** Start **

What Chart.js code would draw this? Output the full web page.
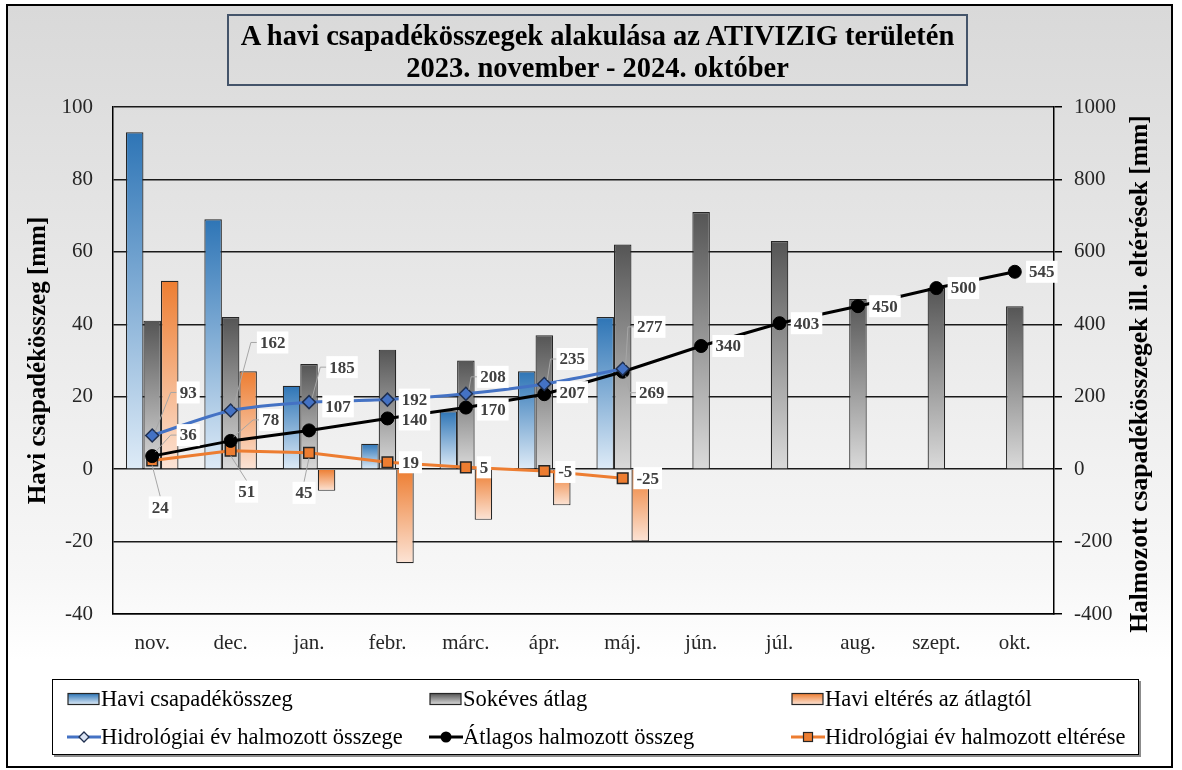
<!DOCTYPE html>
<html lang="hu">
<head>
<meta charset="utf-8">
<title>A havi csapadékösszegek alakulása az ATIVIZIG területén</title>
<script src="https://cdn.jsdelivr.net/npm/chart.js@4.4.1/dist/chart.umd.min.js"></script>
<style>
  html, body { margin: 0; padding: 0; }
  body {
    width: 1182px; height: 770px; position: relative; overflow: hidden;
    background: #fff; font-family: "Liberation Serif", "Times New Roman", serif;
  }
  #frame {
    position: absolute; left: 6px; top: 4px; width: 1167px; height: 764px;
    box-sizing: border-box; border: 2px solid #000;
    background: linear-gradient(to bottom, #d9d9d9 0%, #f7f7f7 75%, #ffffff 86%);
  }
  #chartBox { position: absolute; left: 0; top: 0; width: 1182px; height: 770px; }
  #title {
    position: absolute; left: 227px; top: 14px; width: 741px; height: 72px;
    box-sizing: border-box; border: 2px solid #44546a;
    text-align: center; font-weight: bold; font-size: 28.5px; line-height: 32px;
    padding-top: 4px; color: #000; white-space: nowrap;
  }
  #legend {
    position: absolute; left: 52px; top: 679px; width: 1087px; height: 76px;
    box-sizing: border-box; border: 1.5px solid #000; background: #fff;
    box-shadow: 2px 2px 0 #8c8c8c;
  }
  .item {
    position: absolute; display: flex; align-items: center;
    font-size: 22.5px; color: #000; white-space: nowrap; height: 26px;
  }
  .item svg { display: block; }
</style>
</head>
<body>
<div id="frame"></div>
<div id="chartBox"><canvas id="chart" width="1182" height="770"></canvas></div>
<div id="title">A havi csapadékösszegek alakulása az ATIVIZIG területén<br>2023. november - 2024. október</div>
<div id="legend"></div>
<script>
const months = ["nov.", "dec.", "jan.", "febr.", "márc.", "ápr.", "máj.", "jún.", "júl.", "aug.", "szept.", "okt."];

// havi értékek [mm] - bal tengely
const haviCsapadek = [93, 69, 23, 7, 16, 27, 42, null, null, null, null, null];
const sokevesAtlag = [41, 42, 29, 33, 30, 37, 62, 71, 63, 47, 50, 45];
const haviElteres = [52, 27, -6, -26, -14, -10, -20, null, null, null, null, null];

// halmozott értékek [mm] - jobb tengely
const hidroHalmozott = [93, 162, 185, 192, 208, 235, 277, null, null, null, null, null];
const atlagHalmozott = [36, 78, 107, 140, 170, 207, 269, 340, 403, 450, 500, 545];
const halmozottElteres = [24, 51, 45, 19, 5, -5, -25, null, null, null, null, null];

// címke eltolások a pontokhoz képest [dx, dy, vezetővonal]
const hidroLabelPos = [[36, -43, 1], [42, -68, 1], [33, -35, 1], [27, 0, 0], [27, -17, 1], [28, -25, 1], [27, -42, 1]];
const atlagLabelPos = [[36, -21, 1], [40, -21, 1], [29, -24, 0], [27, 1, 0], [27, 2, 0], [28, -2, 0], [29, 21, 1],
  [27, 0, 0], [27, 0, 0], [27, 0, 0], [27, 0, 0], [27, 0, 0]];
const elteresLabelPos = [[8, 47, 1], [16, 41, 1], [-5, 40, 1], [23, 0, 0], [18, 0, 0], [21, 1, 0], [25, 0, 0]];

const FONT = "'Liberation Serif', 'Times New Roman', serif";

function barGradient(top, bottom) {
  return (ctx) => {
    const chart = ctx.chart;
    if (!chart.chartArea || ctx.raw == null) return bottom;
    const y = chart.scales.y;
    const y1 = y.getPixelForValue(Math.max(ctx.raw, 0));
    const y2 = y.getPixelForValue(Math.min(ctx.raw, 0));
    if (Math.abs(y2 - y1) < 1) return top;
    const g = chart.ctx.createLinearGradient(0, y1, 0, y2);
    g.addColorStop(0, top);
    g.addColorStop(1, bottom);
    return g;
  };
}

const pointLabels = {
  id: "pointLabels",
  afterDatasetsDraw(chart) {
    const ctx = chart.ctx;
    const sets = [[3, hidroLabelPos], [4, atlagLabelPos], [5, elteresLabelPos]];
    ctx.save();
    ctx.font = "bold 17px " + FONT;
    ctx.textBaseline = "middle";
    ctx.textAlign = "center";
    sets.forEach(([di, pos]) => {
      const meta = chart.getDatasetMeta(di);
      const data = chart.data.datasets[di].data;
      meta.data.forEach((pt, i) => {
        if (data[i] == null || !pos[i]) return;
        const [dx, dy, lead] = pos[i];
        const txt = String(data[i]);
        const w = ctx.measureText(txt).width + 6;
        const h = 22;
        const cx = pt.x + dx, cy = pt.y + dy;
        if (lead) {
          ctx.strokeStyle = "#a6a6a6";
          ctx.lineWidth = 1;
          ctx.beginPath();
          if (dy > 25 && Math.abs(dx) < 20) {
            ctx.moveTo(pt.x, pt.y + 5);
            ctx.lineTo(cx, cy - h / 2);
          } else {
            const lx = cx - w / 2;
            ctx.moveTo(pt.x + 3, pt.y + (dy < 0 ? -4 : 4));
            ctx.lineTo(lx - 6, cy);
            ctx.lineTo(lx, cy);
          }
          ctx.stroke();
        }
        ctx.fillStyle = "#fff";
        ctx.fillRect(cx - w / 2, cy - h / 2, w, h);
        ctx.fillStyle = "#404040";
        ctx.fillText(txt, cx, cy + 1);
      });
    });
    ctx.restore();
  }
};

const rightTitle = {
  id: "rightTitle",
  afterDraw(chart) {
    const ctx = chart.ctx;
    ctx.save();
    ctx.translate(1140, 374);
    ctx.rotate(-Math.PI / 2);
    ctx.font = "bold 25.5px " + FONT;
    ctx.fillStyle = "#000";
    ctx.textAlign = "center";
    ctx.textBaseline = "middle";
    ctx.fillText("Halmozott csapadékösszegek ill. eltérések [mm]", 0, 0);
    ctx.restore();
  }
};

const chart = new Chart(document.getElementById("chart"), {
  data: {
    labels: months,
    datasets: [
      {
        type: "bar", label: "Havi csapadékösszeg", data: haviCsapadek, yAxisID: "y", order: 2,
        backgroundColor: barGradient("#2e75b6", "#deebf7"), borderColor: "#262626", borderWidth: 1.2,
        categoryPercentage: 0.67, barPercentage: 1
      },
      {
        type: "bar", label: "Sokéves átlag", data: sokevesAtlag, yAxisID: "y", order: 2,
        backgroundColor: barGradient("#555555", "#dadada"), borderColor: "#262626", borderWidth: 1.2,
        categoryPercentage: 0.67, barPercentage: 1
      },
      {
        type: "bar", label: "Havi eltérés az átlagtól", data: haviElteres, yAxisID: "y", order: 2,
        backgroundColor: barGradient("#ed7d31", "#fce4d6"), borderColor: "#262626", borderWidth: 1.2,
        categoryPercentage: 0.67, barPercentage: 1
      },
      {
        type: "line", label: "Hidrológiai év halmozott összege", data: hidroHalmozott, yAxisID: "y2", order: 0,
        borderColor: "#4472c4", borderWidth: 3, tension: 0.25,
        pointStyle: "rectRot", pointRadius: 6.5, pointBackgroundColor: "#4472c4",
        pointBorderColor: "#1f2f4f", pointBorderWidth: 1.5
      },
      {
        type: "line", label: "Átlagos halmozott összeg", data: atlagHalmozott, yAxisID: "y2", order: 1,
        borderColor: "#000", borderWidth: 3, tension: 0,
        pointStyle: "circle", pointRadius: 6.5, pointBackgroundColor: "#000",
        pointBorderColor: "#000", pointBorderWidth: 1
      },
      {
        type: "line", label: "Hidrológiai év halmozott eltérése", data: halmozottElteres, yAxisID: "y2", order: 1,
        borderColor: "#ed7d31", borderWidth: 3, tension: 0,
        pointStyle: "rect", pointRadius: 7.5, pointBackgroundColor: "#ed7d31",
        pointBorderColor: "#262626", pointBorderWidth: 1.5
      }
    ]
  },
  options: {
    responsive: false,
    animation: false,
    layout: { padding: { left: 20, right: 25, top: 107, bottom: 116 } },
    plugins: {
      legend: { display: false },
      title: { display: false },
      tooltip: { enabled: false }
    },
    scales: {
      x: {
        afterFit: (s) => { s.height = 40; },
        grid: { drawOnChartArea: false, drawTicks: false },
        border: { color: "#000", width: 1.5 },
        ticks: { color: "#262626", padding: 17, font: { family: FONT, size: 21 } }
      },
      y: {
        position: "left", min: -40, max: 100,
        afterFit: (s) => { s.width = 93; },
        grid: { color: "#1a1a1a", lineWidth: 1.5, drawTicks: false },
        border: { color: "#000", width: 1.5 },
        ticks: { stepSize: 20, color: "#262626", padding: 20, font: { family: FONT, size: 21 } },
        title: {
          display: true, text: "Havi csapadékösszeg [mm]", color: "#000",
          font: { family: FONT, size: 25, weight: "bold" }
        }
      },
      y2: {
        position: "right", min: -400, max: 1000,
        afterFit: (s) => { s.width = 103; },
        grid: { drawOnChartArea: false, drawTicks: true, tickLength: 8, color: "#000", lineWidth: 1.5 },
        border: { color: "#000", width: 1.5 },
        ticks: {
          stepSize: 200, color: "#262626", padding: 12, font: { family: FONT, size: 21 },
          callback: (v) => String(v)
        }
      }
    }
  },
  plugins: [pointLabels, rightTitle]
});

// jelmagyarázat a diagram adatsoraiból
const legendCols = [14, 376, 738];
const legendRows = [6, 44];
const barStops = [["#2e75b6", "#deebf7"], ["#555555", "#dadada"], ["#ed7d31", "#fce4d6"]];
const legendEl = document.getElementById("legend");
chart.data.datasets.forEach((ds, i) => {
  const item = document.createElement("div");
  item.className = "item";
  item.style.left = legendCols[i % 3] + "px";
  item.style.top = legendRows[Math.floor(i / 3)] + "px";
  let sym;
  if (ds.type === "bar") {
    const [a, b] = barStops[i];
    sym = `<svg width="34" height="14"><defs><linearGradient id="g${i}" x1="0" y1="0" x2="0" y2="1">
      <stop offset="0" stop-color="${a}"/><stop offset="1" stop-color="${b}"/></linearGradient></defs>
      <rect x="1" y="1.5" width="31" height="11" fill="url(#g${i})" stroke="#262626" stroke-width="1.2"/></svg>`;
  } else {
    let marker;
    if (ds.pointStyle === "rectRot") marker = `<path d="M17 2 L22 7 L17 12 L12 7 Z" fill="#dae3f3" stroke="#1f2f4f" stroke-width="1.3"/>`;
    else if (ds.pointStyle === "circle") marker = `<circle cx="17" cy="7" r="5.5" fill="#000"/>`;
    else marker = `<rect x="12.5" y="2.5" width="9" height="9" fill="#ed7d31" stroke="#262626" stroke-width="1.2"/>`;
    sym = `<svg width="34" height="14"><line x1="0" y1="7" x2="34" y2="7" stroke="${ds.borderColor}" stroke-width="3"/>${marker}</svg>`;
  }
  item.innerHTML = sym + `<span>${ds.label}</span>`;
  legendEl.appendChild(item);
});
</script>
</body>
</html>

** End **

Omitting all pictures, restate exactly the lines of the material from its start through the line that contains "-20, null, null, null, null, null];".

What Chart.js code would draw this? Output the full web page.
<!DOCTYPE html>
<html lang="hu">
<head>
<meta charset="utf-8">
<title>A havi csapadékösszegek alakulása az ATIVIZIG területén</title>
<script src="https://cdn.jsdelivr.net/npm/chart.js@4.4.1/dist/chart.umd.min.js"></script>
<style>
  html, body { margin: 0; padding: 0; }
  body {
    width: 1182px; height: 770px; position: relative; overflow: hidden;
    background: #fff; font-family: "Liberation Serif", "Times New Roman", serif;
  }
  #frame {
    position: absolute; left: 6px; top: 4px; width: 1167px; height: 764px;
    box-sizing: border-box; border: 2px solid #000;
    background: linear-gradient(to bottom, #d9d9d9 0%, #f7f7f7 75%, #ffffff 86%);
  }
  #chartBox { position: absolute; left: 0; top: 0; width: 1182px; height: 770px; }
  #title {
    position: absolute; left: 227px; top: 14px; width: 741px; height: 72px;
    box-sizing: border-box; border: 2px solid #44546a;
    text-align: center; font-weight: bold; font-size: 28.5px; line-height: 32px;
    padding-top: 4px; color: #000; white-space: nowrap;
  }
  #legend {
    position: absolute; left: 52px; top: 679px; width: 1087px; height: 76px;
    box-sizing: border-box; border: 1.5px solid #000; background: #fff;
    box-shadow: 2px 2px 0 #8c8c8c;
  }
  .item {
    position: absolute; display: flex; align-items: center;
    font-size: 22.5px; color: #000; white-space: nowrap; height: 26px;
  }
  .item svg { display: block; }
</style>
</head>
<body>
<div id="frame"></div>
<div id="chartBox"><canvas id="chart" width="1182" height="770"></canvas></div>
<div id="title">A havi csapadékösszegek alakulása az ATIVIZIG területén<br>2023. november - 2024. október</div>
<div id="legend"></div>
<script>
const months = ["nov.", "dec.", "jan.", "febr.", "márc.", "ápr.", "máj.", "jún.", "júl.", "aug.", "szept.", "okt."];

// havi értékek [mm] - bal tengely
const haviCsapadek = [93, 69, 23, 7, 16, 27, 42, null, null, null, null, null];
const sokevesAtlag = [41, 42, 29, 33, 30, 37, 62, 71, 63, 47, 50, 45];
const haviElteres = [52, 27, -6, -26, -14, -10, -20, null, null, null, null, null];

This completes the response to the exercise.